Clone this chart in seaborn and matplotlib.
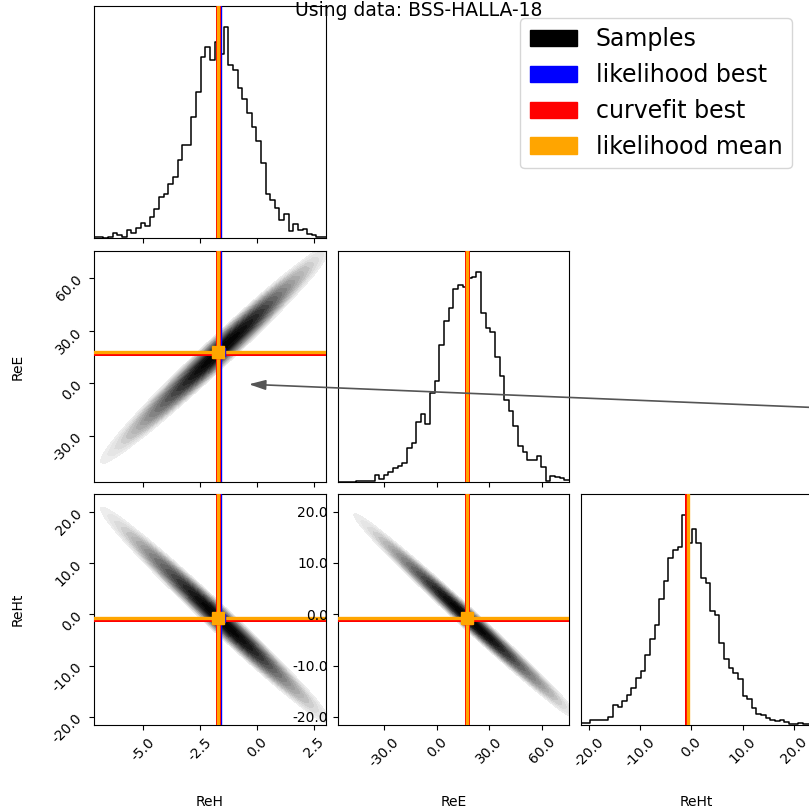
import numpy as np
import pandas as pd
import matplotlib
matplotlib.use("Agg")
import matplotlib.pyplot as plt
import seaborn as sns
from matplotlib.patches import Patch
from matplotlib.ticker import FormatStrFormatter
from matplotlib.colors import PowerNorm, LinearSegmentedColormap

# ---------------- data ----------------
params = ["ReH", "ReE", "ReHt"]
title = "Using data: BSS-HALLA-18"

range_reh = (-7.16, 3.03)
range_ree = (-56.5, 75.5)
range_reht = (-21.6, 23.5)

ticks_reh = [-5.0, -2.5, 0.0, 2.5]
ticks_ree = [-30.0, 0.0, 30.0, 60.0]
ticks_reht = [-20.0, -10.0, 0.0, 10.0, 20.0]

# 50-bin marginal histograms (relative counts)
hist_reh = [1, 1, 0, 1, 15, 7, 2, 22, 15, 29, 44, 35, 62, 87, 122, 132, 162, 182,
            234, 277, 277, 362, 437, 542, 570, 532, 587, 550, 630, 517, 502, 447,
            414, 372, 332, 290, 224, 132, 114, 90, 52, 72, 19, 42, 22, 27, 12, 7, 2, 2]
hist_ree = [0, 1, 1, 1, 3, 4, 5, 5, 22, 11, 22, 30, 43, 50, 58, 103, 118, 180,
            203, 175, 268, 303, 410, 482, 523, 578, 591, 586, 613, 616, 630, 508,
            463, 450, 375, 318, 246, 213, 168, 110, 90, 68, 68, 80, 46, 3, 18, 16, 13, 8]
hist_reht = [6, 8, 17, 17, 17, 17, 24, 60, 55, 72, 90, 112, 144, 164, 212, 262,
             302, 380, 435, 505, 529, 540, 636, 550, 594, 550, 444, 429, 344, 334,
             247, 200, 172, 157, 140, 87, 80, 52, 35, 32, 22, 17, 12, 15, 9, 5, 4, 8, 4, 4]

# reference values
likelihood_best = [-1.58, 17.8, -0.8]
curvefit_best = [-1.73, 17.4, -0.85]
likelihood_mean = [-1.72, 17.6, -0.75]

# joint sample clouds: column centres, ridge of the cloud, column mass
reh_cols = [-6.85, -6.35, -5.85, -5.35, -4.85, -4.35, -3.85, -3.35, -2.85, -2.35,
            -1.85, -1.35, -0.85, -0.35, 0.15, 0.65, 1.15, 1.65, 2.15, 2.65]
reh_col_mass = [2, 17, 22, 56, 109, 236, 380, 585, 823, 1290,
                1370, 1403, 1168, 919, 646, 284, 165, 71, 50, 11]
ree_ridge_on_reh = [-44.1, -38.1, -32.1, -26.1, -20.1, -14.1, -8.1, -2.1, 3.9, 9.9,
                    15.9, 21.9, 27.9, 33.9, 39.9, 45.9, 51.9, 57.9, 63.9, 69.9]
reht_ridge_on_reh = [20.4, 18.4, 16.3, 14.3, 12.2, 10.2, 8.1, 6.1, 4.0, 2.0,
                     -0.1, -2.1, -4.2, -6.2, -8.3, -10.3, -12.4, -14.4, -16.5, -18.5]

ree_cols = [-49, -43, -37, -31, -25, -19, -13, -7, -1, 5, 11, 17, 23, 29, 35,
            41, 47, 53, 59, 65, 71]
ree_col_mass = [2, 8, 20, 39, 81, 140, 296, 429, 656, 1051, 1290, 1364, 1385,
                1078, 845, 535, 297, 168, 148, 29, 30]
reht_ridge_on_ree = [19.9, 18.1, 16.2, 14.4, 12.5, 10.6, 8.8, 6.9, 5.1, 3.2, 1.3,
                     -0.5, -2.4, -4.2, -6.1, -8.0, -9.8, -11.7, -13.5, -15.4, -17.3]

# vertical scatter step of the cloud around its ridge
spread_reh_ree = 2.8
spread_reh_reht = 0.83
spread_ree_reht = 0.64

# ---------------- helpers ----------------
ranges = [range_reh, range_ree, range_reht]
ticks = [ticks_reh, ticks_ree, ticks_reht]
hists = [hist_reh, hist_ree, hist_reht]

OFFS = (-3, -2, -1, 0, 1, 2, 3)
OFF_W = (1 / 64, 6 / 64, 15 / 64, 20 / 64, 15 / 64, 6 / 64, 1 / 64)


def cloud_table(xc, ridge, mass, d):
    xs, ys, ws = [], [], []
    for x, r, m in zip(xc, ridge, mass):
        for k, f in zip(OFFS, OFF_W):
            xs.append(x)
            ys.append(r + k * d)
            ws.append(m * f)
    return pd.DataFrame({"x": xs, "y": ys, "w": ws})


clouds = {
    (1, 0): cloud_table(reh_cols, ree_ridge_on_reh, reh_col_mass, spread_reh_ree),
    (2, 0): cloud_table(reh_cols, reht_ridge_on_reh, reh_col_mass, spread_reh_reht),
    (2, 1): cloud_table(ree_cols, reht_ridge_on_ree, ree_col_mass, spread_ree_reht),
}

cloud_levels = [0.004, 0.008, 0.014, 0.022, 0.032, 0.045, 0.06, 0.08, 0.1, 0.13,
                0.17, 0.22, 0.28, 0.35, 0.43, 0.52, 0.62, 0.74, 0.87, 1.0]
cloud_cmap = LinearSegmentedColormap.from_list(
    "cloud", [(0.0, "#f5f5f5"), (0.1, "#e2e2e2"), (0.173, "#c4c4c4"),
              (0.316, "#959595"), (0.447, "#707070"), (0.592, "#4a4a4a"),
              (0.707, "#2e2e2e"), (0.837, "#141414"), (1.0, "#000000")])

W = 809.0
fig = plt.figure(figsize=(8.09, 8.09), dpi=100)

size = 231.5 / W
col_left = [94.2 / W, 337.5 / W, 580.5 / W]
row_bottom = [1 - 237.7 / W, 1 - 482.3 / W, 1 - 725.2 / W]

fmt = FormatStrFormatter("%.1f")

axes = {}
for i in range(3):
    for j in range(i + 1):
        ax = fig.add_axes([col_left[j], row_bottom[i], size, size])
        axes[(i, j)] = ax

lw_blue, lw_red, lw_orange = 1.0, 3.6, 2.4

for i in range(3):
    for j in range(i + 1):
        ax = axes[(i, j)]
        if i == j:
            lo, hi = ranges[i]
            step = (hi - lo) / len(hists[i])
            centers = [lo + step * (k + 0.5) for k in range(len(hists[i]))]
            hdf = pd.DataFrame({"v": centers, "c": hists[i]})
            sns.histplot(data=hdf, x="v", weights="c", bins=len(hists[i]),
                         binrange=(lo, hi), element="step",
                         fill=False, color="black", linewidth=1.1, ax=ax)
            ax.set_xlim(lo, hi)
            ax.set_ylim(0, max(hists[i]) * 1.1)
            ax.set_yticks([])
            ax.axvline(likelihood_best[i], color="blue", lw=lw_blue, zorder=3)
            ax.axvline(curvefit_best[i], color="red", lw=lw_red, zorder=4)
            ax.axvline(likelihood_mean[i], color="orange", lw=lw_orange, zorder=5)
        else:
            df = clouds[(i, j)]
            sns.kdeplot(data=df, x="x", y="y", weights="w", fill=True,
                        levels=cloud_levels, cmap=cloud_cmap, norm=PowerNorm(0.5),
                        bw_adjust=0.75, gridsize=300, ax=ax, zorder=1)
            ax.set_xlim(*ranges[j])
            ax.set_ylim(*ranges[i])
            ax.set_yticks(ticks[i])
            ax.yaxis.set_major_formatter(fmt)
            for vals, c, lw in ((likelihood_best, "blue", lw_blue),
                                (curvefit_best, "red", lw_red),
                                (likelihood_mean, "orange", lw_orange)):
                ax.axvline(vals[j], color=c, lw=lw, zorder=3)
                ax.axhline(vals[i], color=c, lw=lw, zorder=3)
            for vals, c, ms in ((likelihood_best, "blue", 6), (curvefit_best, "red", 7),
                                (likelihood_mean, "orange", 8)):
                ax.plot([vals[j]], [vals[i]], "s", color=c, ms=ms, zorder=6)
        ax.set_xticks(ticks[j])
        ax.xaxis.set_major_formatter(fmt)
        ax.set_xlabel("")
        ax.set_ylabel("")
        if i < 2:
            ax.tick_params(axis="x", labelbottom=False)
        else:
            ax.tick_params(axis="x", labelrotation=45)
            ax.set_xlabel(params[j], fontsize=10)
            ax.xaxis.set_label_coords(0.5, -0.3)
        if j == 0 and i > 0:
            ax.tick_params(axis="y", labelrotation=45)
            ax.set_ylabel(params[i], fontsize=10)
            ax.yaxis.set_label_coords(-0.3, 0.5)

# arrow coming in from the right edge
ax_arrow = axes[(1, 0)]
ax_arrow.set_zorder(5)
ax_arrow.annotate("", xy=(-0.35, -0.6), xycoords="data",
                  xytext=(1.11, 0.492), textcoords="figure fraction",
                  arrowprops=dict(arrowstyle="-|>,head_length=1.0,head_width=0.3",
                                  color="#555555", lw=1.2, shrinkA=0, shrinkB=0),
                  annotation_clip=False)

handles = [Patch(color="black", label="Samples"),
           Patch(color="blue", label="likelihood best"),
           Patch(color="red", label="curvefit best"),
           Patch(color="orange", label="likelihood mean")]
fig.legend(handles=handles, loc="upper right", bbox_to_anchor=(792 / W, 1 - 18 / W),
           borderaxespad=0, fontsize=17)

fig.text(419 / W, 1 - 1.5 / W, title, ha="center", va="top", fontsize=13.5)

fig.savefig("out.png", dpi=100)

§ §

Your task:
From the first line above through the line containing "from matplotlib.colors import", copy everything exactly, without the pictures.

Task answer:
Clone this chart in seaborn and matplotlib.
import numpy as np
import pandas as pd
import matplotlib
matplotlib.use("Agg")
import matplotlib.pyplot as plt
import seaborn as sns
from matplotlib.patches import Patch
from matplotlib.ticker import FormatStrFormatter
from matplotlib.colors import PowerNorm, LinearSegmentedColormap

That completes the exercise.